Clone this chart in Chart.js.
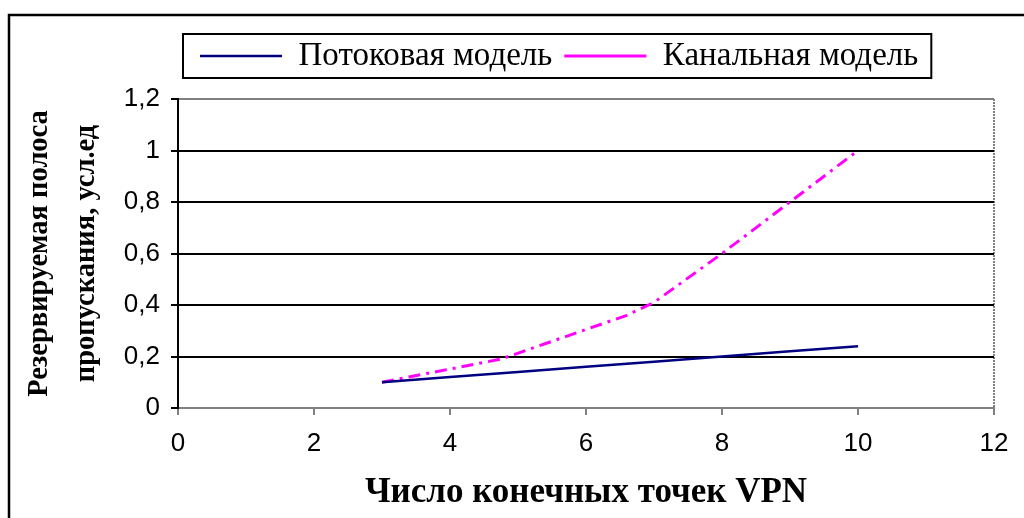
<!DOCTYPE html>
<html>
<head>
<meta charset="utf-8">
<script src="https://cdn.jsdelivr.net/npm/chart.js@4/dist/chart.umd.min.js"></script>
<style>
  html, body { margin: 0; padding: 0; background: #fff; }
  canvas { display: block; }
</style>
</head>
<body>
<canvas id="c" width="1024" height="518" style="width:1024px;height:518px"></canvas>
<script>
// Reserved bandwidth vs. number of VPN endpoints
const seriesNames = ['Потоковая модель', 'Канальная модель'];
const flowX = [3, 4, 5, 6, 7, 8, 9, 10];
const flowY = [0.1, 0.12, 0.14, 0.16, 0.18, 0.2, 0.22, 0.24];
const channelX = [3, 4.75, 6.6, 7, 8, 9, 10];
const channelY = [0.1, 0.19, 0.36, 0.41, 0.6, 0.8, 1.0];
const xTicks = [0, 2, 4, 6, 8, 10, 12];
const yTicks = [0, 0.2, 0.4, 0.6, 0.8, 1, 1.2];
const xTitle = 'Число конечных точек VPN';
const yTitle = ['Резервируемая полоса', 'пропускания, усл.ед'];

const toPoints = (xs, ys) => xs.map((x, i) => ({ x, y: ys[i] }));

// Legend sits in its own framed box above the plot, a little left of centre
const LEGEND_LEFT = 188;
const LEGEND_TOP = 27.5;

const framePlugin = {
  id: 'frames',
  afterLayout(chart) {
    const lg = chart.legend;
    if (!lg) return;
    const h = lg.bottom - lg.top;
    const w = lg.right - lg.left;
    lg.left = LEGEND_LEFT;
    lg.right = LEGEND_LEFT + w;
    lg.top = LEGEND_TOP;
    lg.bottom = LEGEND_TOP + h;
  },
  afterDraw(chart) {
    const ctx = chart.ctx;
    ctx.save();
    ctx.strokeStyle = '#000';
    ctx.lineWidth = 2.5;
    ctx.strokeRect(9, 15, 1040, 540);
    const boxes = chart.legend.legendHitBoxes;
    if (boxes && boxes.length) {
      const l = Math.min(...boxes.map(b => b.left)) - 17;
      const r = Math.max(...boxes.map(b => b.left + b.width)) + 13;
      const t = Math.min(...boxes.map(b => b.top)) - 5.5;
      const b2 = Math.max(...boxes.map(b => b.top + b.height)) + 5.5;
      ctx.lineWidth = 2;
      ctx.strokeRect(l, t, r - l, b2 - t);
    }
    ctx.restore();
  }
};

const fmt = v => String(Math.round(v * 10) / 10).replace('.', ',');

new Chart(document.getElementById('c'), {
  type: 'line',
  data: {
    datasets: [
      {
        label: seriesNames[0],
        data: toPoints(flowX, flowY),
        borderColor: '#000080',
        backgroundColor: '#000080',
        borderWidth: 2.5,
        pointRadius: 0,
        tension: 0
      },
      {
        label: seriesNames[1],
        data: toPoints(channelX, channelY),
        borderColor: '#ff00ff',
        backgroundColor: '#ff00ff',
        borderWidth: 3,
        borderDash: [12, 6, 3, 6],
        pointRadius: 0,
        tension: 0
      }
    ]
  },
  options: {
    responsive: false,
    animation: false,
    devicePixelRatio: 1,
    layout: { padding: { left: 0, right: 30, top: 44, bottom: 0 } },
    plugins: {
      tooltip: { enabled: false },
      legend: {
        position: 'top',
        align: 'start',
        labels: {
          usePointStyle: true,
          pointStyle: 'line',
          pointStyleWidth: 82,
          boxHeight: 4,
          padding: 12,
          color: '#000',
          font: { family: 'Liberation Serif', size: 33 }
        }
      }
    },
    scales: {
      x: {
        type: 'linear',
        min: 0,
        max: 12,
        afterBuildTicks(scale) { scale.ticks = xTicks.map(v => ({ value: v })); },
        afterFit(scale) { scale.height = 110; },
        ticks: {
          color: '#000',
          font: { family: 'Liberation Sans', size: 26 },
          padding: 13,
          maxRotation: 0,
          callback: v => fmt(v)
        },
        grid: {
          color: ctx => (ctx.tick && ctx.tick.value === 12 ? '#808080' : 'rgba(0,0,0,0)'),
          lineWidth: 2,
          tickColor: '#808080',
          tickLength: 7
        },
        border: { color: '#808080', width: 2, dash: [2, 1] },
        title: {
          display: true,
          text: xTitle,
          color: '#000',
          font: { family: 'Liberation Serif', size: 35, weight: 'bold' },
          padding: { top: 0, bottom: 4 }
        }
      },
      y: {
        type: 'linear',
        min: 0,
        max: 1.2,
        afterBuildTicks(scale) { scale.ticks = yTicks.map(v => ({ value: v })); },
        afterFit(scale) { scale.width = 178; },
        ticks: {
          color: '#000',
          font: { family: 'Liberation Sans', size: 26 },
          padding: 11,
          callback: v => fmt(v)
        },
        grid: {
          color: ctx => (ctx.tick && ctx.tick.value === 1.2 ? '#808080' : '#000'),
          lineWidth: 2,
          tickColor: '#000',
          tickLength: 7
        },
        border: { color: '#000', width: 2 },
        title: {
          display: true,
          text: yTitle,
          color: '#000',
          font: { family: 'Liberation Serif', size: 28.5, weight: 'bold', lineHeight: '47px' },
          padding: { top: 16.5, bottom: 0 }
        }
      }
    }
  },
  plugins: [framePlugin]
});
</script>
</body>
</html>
········
Without the pictures, write out the whole listing above exactly as it appears.

### Exercise result
Clone this chart in Chart.js.
<!DOCTYPE html>
<html>
<head>
<meta charset="utf-8">
<script src="https://cdn.jsdelivr.net/npm/chart.js@4/dist/chart.umd.min.js"></script>
<style>
  html, body { margin: 0; padding: 0; background: #fff; }
  canvas { display: block; }
</style>
</head>
<body>
<canvas id="c" width="1024" height="518" style="width:1024px;height:518px"></canvas>
<script>
// Reserved bandwidth vs. number of VPN endpoints
const seriesNames = ['Потоковая модель', 'Канальная модель'];
const flowX = [3, 4, 5, 6, 7, 8, 9, 10];
const flowY = [0.1, 0.12, 0.14, 0.16, 0.18, 0.2, 0.22, 0.24];
const channelX = [3, 4.75, 6.6, 7, 8, 9, 10];
const channelY = [0.1, 0.19, 0.36, 0.41, 0.6, 0.8, 1.0];
const xTicks = [0, 2, 4, 6, 8, 10, 12];
const yTicks = [0, 0.2, 0.4, 0.6, 0.8, 1, 1.2];
const xTitle = 'Число конечных точек VPN';
const yTitle = ['Резервируемая полоса', 'пропускания, усл.ед'];

const toPoints = (xs, ys) => xs.map((x, i) => ({ x, y: ys[i] }));

// Legend sits in its own framed box above the plot, a little left of centre
const LEGEND_LEFT = 188;
const LEGEND_TOP = 27.5;

const framePlugin = {
  id: 'frames',
  afterLayout(chart) {
    const lg = chart.legend;
    if (!lg) return;
    const h = lg.bottom - lg.top;
    const w = lg.right - lg.left;
    lg.left = LEGEND_LEFT;
    lg.right = LEGEND_LEFT + w;
    lg.top = LEGEND_TOP;
    lg.bottom = LEGEND_TOP + h;
  },
  afterDraw(chart) {
    const ctx = chart.ctx;
    ctx.save();
    ctx.strokeStyle = '#000';
    ctx.lineWidth = 2.5;
    ctx.strokeRect(9, 15, 1040, 540);
    const boxes = chart.legend.legendHitBoxes;
    if (boxes && boxes.length) {
      const l = Math.min(...boxes.map(b => b.left)) - 17;
      const r = Math.max(...boxes.map(b => b.left + b.width)) + 13;
      const t = Math.min(...boxes.map(b => b.top)) - 5.5;
      const b2 = Math.max(...boxes.map(b => b.top + b.height)) + 5.5;
      ctx.lineWidth = 2;
      ctx.strokeRect(l, t, r - l, b2 - t);
    }
    ctx.restore();
  }
};

const fmt = v => String(Math.round(v * 10) / 10).replace('.', ',');

new Chart(document.getElementById('c'), {
  type: 'line',
  data: {
    datasets: [
      {
        label: seriesNames[0],
        data: toPoints(flowX, flowY),
        borderColor: '#000080',
        backgroundColor: '#000080',
        borderWidth: 2.5,
        pointRadius: 0,
        tension: 0
      },
      {
        label: seriesNames[1],
        data: toPoints(channelX, channelY),
        borderColor: '#ff00ff',
        backgroundColor: '#ff00ff',
        borderWidth: 3,
        borderDash: [12, 6, 3, 6],
        pointRadius: 0,
        tension: 0
      }
    ]
  },
  options: {
    responsive: false,
    animation: false,
    devicePixelRatio: 1,
    layout: { padding: { left: 0, right: 30, top: 44, bottom: 0 } },
    plugins: {
      tooltip: { enabled: false },
      legend: {
        position: 'top',
        align: 'start',
        labels: {
          usePointStyle: true,
          pointStyle: 'line',
          pointStyleWidth: 82,
          boxHeight: 4,
          padding: 12,
          color: '#000',
          font: { family: 'Liberation Serif', size: 33 }
        }
      }
    },
    scales: {
      x: {
        type: 'linear',
        min: 0,
        max: 12,
        afterBuildTicks(scale) { scale.ticks = xTicks.map(v => ({ value: v })); },
        afterFit(scale) { scale.height = 110; },
        ticks: {
          color: '#000',
          font: { family: 'Liberation Sans', size: 26 },
          padding: 13,
          maxRotation: 0,
          callback: v => fmt(v)
        },
        grid: {
          color: ctx => (ctx.tick && ctx.tick.value === 12 ? '#808080' : 'rgba(0,0,0,0)'),
          lineWidth: 2,
          tickColor: '#808080',
          tickLength: 7
        },
        border: { color: '#808080', width: 2, dash: [2, 1] },
        title: {
          display: true,
          text: xTitle,
          color: '#000',
          font: { family: 'Liberation Serif', size: 35, weight: 'bold' },
          padding: { top: 0, bottom: 4 }
        }
      },
      y: {
        type: 'linear',
        min: 0,
        max: 1.2,
        afterBuildTicks(scale) { scale.ticks = yTicks.map(v => ({ value: v })); },
        afterFit(scale) { scale.width = 178; },
        ticks: {
          color: '#000',
          font: { family: 'Liberation Sans', size: 26 },
          padding: 11,
          callback: v => fmt(v)
        },
        grid: {
          color: ctx => (ctx.tick && ctx.tick.value === 1.2 ? '#808080' : '#000'),
          lineWidth: 2,
          tickColor: '#000',
          tickLength: 7
        },
        border: { color: '#000', width: 2 },
        title: {
          display: true,
          text: yTitle,
          color: '#000',
          font: { family: 'Liberation Serif', size: 28.5, weight: 'bold', lineHeight: '47px' },
          padding: { top: 16.5, bottom: 0 }
        }
      }
    }
  },
  plugins: [framePlugin]
});
</script>
</body>
</html>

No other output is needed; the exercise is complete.